Reports suggest Google is developing a tablet with advanced vision capabilities as part of Project Tango, a smartphone project by the company's Advanced Technology and Projects group (ATAP), a former division of Motorola. The goal of the group is to develop mobile technology with enhanced robotics and computer vision to provide a human-scale understanding of space and motion.

The technology tracks motion in 3D to give us a better understanding of space through sensors in mobile devices like cameras and features in a smartphone that can identify more than a quarter of a million 3D measurements per second, updating the position of the phone. Several applications could apply this technology, from drones that fly to Google Maps to features on smartphones and tablets that allow people to visualize the world in 3D.

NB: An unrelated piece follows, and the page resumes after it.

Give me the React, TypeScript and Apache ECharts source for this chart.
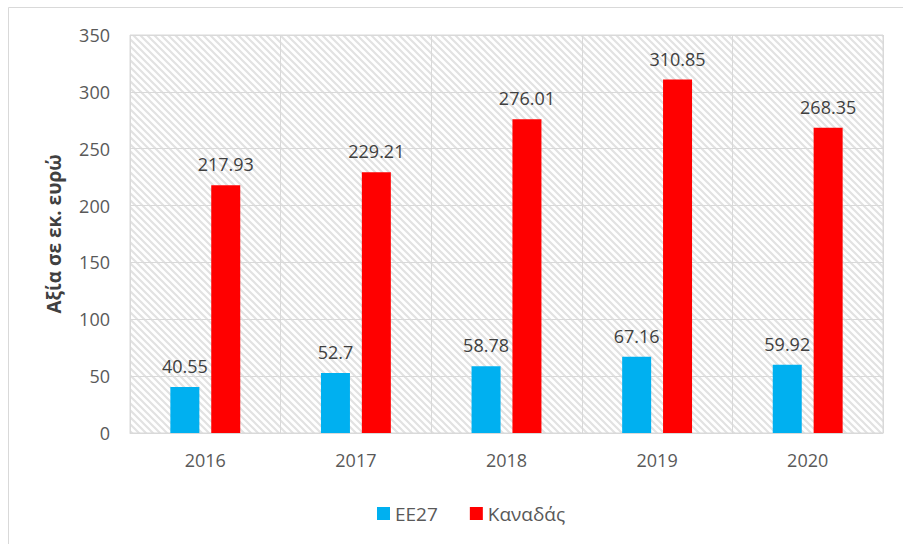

Google plans to produce 4,000 prototype tablets next month capable of using cameras and sensors to map the world, per the Wall Street Journal. The tablets will have a 4-megapixel camera, and combined RGB and infrared sensor displaying images on a 7-inch screen through a back-mounted camera. No doubt search will become a major feature of the devices. Not traditional search, but the computational capabilities within the devices -- and let's not forget about the possibilities in gaming.

Nearly 42% of Americans -- or about 132.2 million people -- used tablets at least monthly in 2013, estimates eMarketer. This year that number will rise to 46.2% of Americans or 147.2 million consumers.

In the U.K, marketers can add another 24.6 million people -- more than one in three consumers in the U.K. will use a tablet at least once monthly, up 22.9% compared with the 20 million in 2013. By 2017, the tablet will become a mass-market device, with more than half the U.K. population using one at least once per month, per eMarketer.